Yep, but whatever you say, the GPL is a licence which applies on
distribution only, not use.

> >The DFSG issue might be a different story, but even there, i am not sure
> >it is correct though, since the GPL cause problem at link time, not at
> >binary distribution time. And nothing is stopping us to distribute
> >binaries of the .el compiled by a non-GPL lisp compiler or something.
> Good luck finding a non-GPL'd compiler for a dynamically scoped Lisp 
> with bindings similar to Elisp.

Well, it should be easy to write one, at least one which would parse and
use the incriminating files.

> >There .elc are, if we distribute them, not linked with any GPLed code,
> >and we never ditribute anything that might link this code with GPLed
> >code, since this linking is always performed at link time.
> >
> >Of course, i may be wrong, or misunderstand the way emacs and its lisp
> >compilers work, but if so, please provide explanation to me.
> >
> >Upstream is not some random emacs .el author, but the ocaml author, who
> >did his phd thesis on writing the ocaml virtual machine, so he will not
> >be impressed by poor assertions about these issues. So i would rather
> >have strong arguments than careless asserted assumptions.
> There are no lawyers providing legal advice here.  You could ask 
> licensing@gnu.org, which often is answered by a lawyer.  Alternately, 
> you could structure the request in terms of politeness, as it's been 
> suggested here -- that the author of Emacs thinks all Elisp code should 
> be GPL-compatible, that it's not entirely clear he could legally enforce 
> this, but that it seems the polite thing to do.

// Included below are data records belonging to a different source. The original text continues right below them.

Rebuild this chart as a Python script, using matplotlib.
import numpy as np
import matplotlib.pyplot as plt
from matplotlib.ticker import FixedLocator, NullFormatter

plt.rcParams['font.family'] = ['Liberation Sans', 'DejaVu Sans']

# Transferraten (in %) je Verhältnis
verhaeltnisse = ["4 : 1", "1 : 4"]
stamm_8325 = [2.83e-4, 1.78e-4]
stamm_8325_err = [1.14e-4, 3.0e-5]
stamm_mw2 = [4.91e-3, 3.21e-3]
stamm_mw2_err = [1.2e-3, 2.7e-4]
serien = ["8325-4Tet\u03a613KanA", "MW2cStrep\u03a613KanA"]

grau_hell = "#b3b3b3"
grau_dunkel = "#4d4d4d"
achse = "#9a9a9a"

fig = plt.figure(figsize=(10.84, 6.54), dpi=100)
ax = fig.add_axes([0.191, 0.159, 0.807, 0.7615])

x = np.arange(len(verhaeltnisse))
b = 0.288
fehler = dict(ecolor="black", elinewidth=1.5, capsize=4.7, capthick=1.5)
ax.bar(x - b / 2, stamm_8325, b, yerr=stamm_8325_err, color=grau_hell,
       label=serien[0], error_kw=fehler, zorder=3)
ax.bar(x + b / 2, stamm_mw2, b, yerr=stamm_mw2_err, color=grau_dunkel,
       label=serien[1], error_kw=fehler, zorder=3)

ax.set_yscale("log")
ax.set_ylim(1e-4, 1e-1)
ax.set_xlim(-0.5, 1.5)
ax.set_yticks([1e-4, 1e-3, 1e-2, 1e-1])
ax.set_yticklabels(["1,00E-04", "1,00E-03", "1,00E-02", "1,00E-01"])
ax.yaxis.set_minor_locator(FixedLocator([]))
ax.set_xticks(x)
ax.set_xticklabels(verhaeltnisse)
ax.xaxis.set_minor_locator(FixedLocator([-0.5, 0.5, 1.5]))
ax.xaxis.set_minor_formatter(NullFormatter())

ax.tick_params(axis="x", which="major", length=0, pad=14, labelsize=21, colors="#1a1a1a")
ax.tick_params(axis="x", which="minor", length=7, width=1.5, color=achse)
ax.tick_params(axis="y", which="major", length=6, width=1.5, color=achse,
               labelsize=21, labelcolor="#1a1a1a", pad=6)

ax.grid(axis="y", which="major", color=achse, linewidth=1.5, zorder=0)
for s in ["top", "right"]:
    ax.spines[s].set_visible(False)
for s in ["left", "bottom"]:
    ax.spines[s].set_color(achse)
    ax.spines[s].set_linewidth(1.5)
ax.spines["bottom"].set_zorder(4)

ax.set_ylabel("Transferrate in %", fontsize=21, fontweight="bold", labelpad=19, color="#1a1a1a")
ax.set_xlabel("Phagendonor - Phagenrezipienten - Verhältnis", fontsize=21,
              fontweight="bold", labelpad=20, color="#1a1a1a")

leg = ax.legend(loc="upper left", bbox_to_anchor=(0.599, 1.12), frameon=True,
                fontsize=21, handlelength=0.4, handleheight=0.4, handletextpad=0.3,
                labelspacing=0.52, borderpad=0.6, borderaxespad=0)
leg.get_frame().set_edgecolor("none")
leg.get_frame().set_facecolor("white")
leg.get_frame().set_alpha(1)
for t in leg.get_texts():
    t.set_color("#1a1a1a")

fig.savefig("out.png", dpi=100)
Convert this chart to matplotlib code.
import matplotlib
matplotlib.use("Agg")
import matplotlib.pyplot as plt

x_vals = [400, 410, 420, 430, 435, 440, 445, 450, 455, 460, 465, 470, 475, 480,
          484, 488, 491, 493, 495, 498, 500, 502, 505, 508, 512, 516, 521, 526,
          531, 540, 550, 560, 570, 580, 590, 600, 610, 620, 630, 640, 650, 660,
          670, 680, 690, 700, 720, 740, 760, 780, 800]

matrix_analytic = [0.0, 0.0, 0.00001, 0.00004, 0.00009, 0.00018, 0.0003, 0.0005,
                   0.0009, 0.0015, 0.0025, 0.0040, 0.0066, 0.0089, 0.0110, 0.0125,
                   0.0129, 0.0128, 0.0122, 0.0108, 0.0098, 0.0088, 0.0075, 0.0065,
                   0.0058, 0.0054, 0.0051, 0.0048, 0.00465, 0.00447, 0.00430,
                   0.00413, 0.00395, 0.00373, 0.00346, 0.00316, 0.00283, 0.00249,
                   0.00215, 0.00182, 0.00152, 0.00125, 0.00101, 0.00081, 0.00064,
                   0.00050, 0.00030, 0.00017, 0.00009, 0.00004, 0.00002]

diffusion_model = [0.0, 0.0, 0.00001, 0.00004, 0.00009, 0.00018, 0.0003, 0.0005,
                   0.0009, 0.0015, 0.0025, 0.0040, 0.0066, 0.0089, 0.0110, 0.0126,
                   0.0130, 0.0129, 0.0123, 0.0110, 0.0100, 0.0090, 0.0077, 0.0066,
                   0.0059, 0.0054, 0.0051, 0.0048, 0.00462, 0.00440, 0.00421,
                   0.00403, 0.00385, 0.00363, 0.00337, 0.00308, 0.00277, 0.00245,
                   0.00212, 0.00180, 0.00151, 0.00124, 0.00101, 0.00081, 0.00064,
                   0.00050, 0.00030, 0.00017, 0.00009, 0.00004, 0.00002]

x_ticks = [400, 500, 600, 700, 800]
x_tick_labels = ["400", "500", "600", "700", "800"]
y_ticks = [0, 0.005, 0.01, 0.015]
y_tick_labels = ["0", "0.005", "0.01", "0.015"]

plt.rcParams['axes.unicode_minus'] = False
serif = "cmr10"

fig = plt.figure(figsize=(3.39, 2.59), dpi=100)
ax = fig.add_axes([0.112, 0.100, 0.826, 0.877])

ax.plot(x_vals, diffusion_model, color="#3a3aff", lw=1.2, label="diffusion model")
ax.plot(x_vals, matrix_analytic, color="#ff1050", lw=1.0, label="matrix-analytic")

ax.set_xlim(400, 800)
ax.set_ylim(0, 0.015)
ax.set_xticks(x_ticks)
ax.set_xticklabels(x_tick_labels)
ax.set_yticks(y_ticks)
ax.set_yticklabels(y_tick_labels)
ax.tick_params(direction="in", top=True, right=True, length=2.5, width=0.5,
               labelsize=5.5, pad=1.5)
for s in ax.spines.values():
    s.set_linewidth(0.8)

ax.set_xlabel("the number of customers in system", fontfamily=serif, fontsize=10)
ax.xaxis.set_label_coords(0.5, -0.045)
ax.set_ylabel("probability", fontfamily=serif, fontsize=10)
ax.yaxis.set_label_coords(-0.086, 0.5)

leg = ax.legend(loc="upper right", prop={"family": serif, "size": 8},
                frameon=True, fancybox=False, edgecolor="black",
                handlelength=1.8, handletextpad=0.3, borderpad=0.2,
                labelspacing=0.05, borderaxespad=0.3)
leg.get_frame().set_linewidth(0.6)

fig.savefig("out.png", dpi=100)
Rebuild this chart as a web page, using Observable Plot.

Ok, but then, there is also the matter of respect of the author of said
.el files, no ? 

> >Notice that when faced with similar issues about the ocaml-nums library,
> >whose legal property did get lost in the Dec->Compaq->Hp migration, he
> >promprly reimplemented the stuff in a free way.
> >
> >
> >>>>So I think talking to the upstream is a good idea.
> >>>
> >>>Sure, but on more serious ground than this. Notice that the bugreport
> >>>claims that RMS thinks that ..., not that it is actually true.
> >>
> >>Ok.  So, for the sake of argument, assume he's dead wrong, but thinks so
> >>nonetheless.  We should still, imho, behave as if he's correct, given
> >>that he/FSF owns copyright on emacs.  This is what we normally do: give
> >>the copyright holder generous (and sometimes unreasonable) benefit of
> >>the doubt in terms of what rights they have and can enforce.  Deciding
> >>what to do here doesn't involve taking a position on whether RMS is
> >>right or wrong (thank god!).
> >
> >
> >Well, sure, but this would not help me convince upstream.
> Do you really think the upstream authors are so rude?

What has that to do with anything ? Look how silly this argument sounds ? 

Imagine me telling the upstream author that he should please change the
licence of his files, because RMS may feel offended ? Be serious please.

This is debian-legal, not debian-please-stay-polite.

> >>(Of course, this is not to be confused with the policy of ignoring
> >>patent issues until we have reason to believe they're being enforced.
> >>That's a completely different issue.)
> >
> >
> >Oh, so we will chip a DRI version which include the nice enable S3TC
> >compression if the card support it ? After all, the graphic hardware
> >manufacturer already paid for a licence, and i doubt you can patent a
> >pair of bits to set in a graphic card register or so, still the DRI
> >project is being cautious, while waiting for over 6 month now that
> >S3/via respond to their inquiries.
> You are not making a clear comparison here.

Nope, just hoping that your comment about patents mean that indeed
debian will distribute such a patch :))

> >>>He also thinks that GNU documentation is free, which we don't, so i
> >>>clearly would like to have a more solid case before i go to upstream
> >>>about this.
> >>
> >>If you want an argument to present to upstream you might try contacting
> >>the FSF for a position on the subject.
> >
> >
> >Mmm. I might, but as it is debian packaging issues, i thought it was the
> >natural place for this kind of discussion.
> It appears at least as much to be a general issue of GPL-compliance.

Which only implies distribution, not use, restrictions.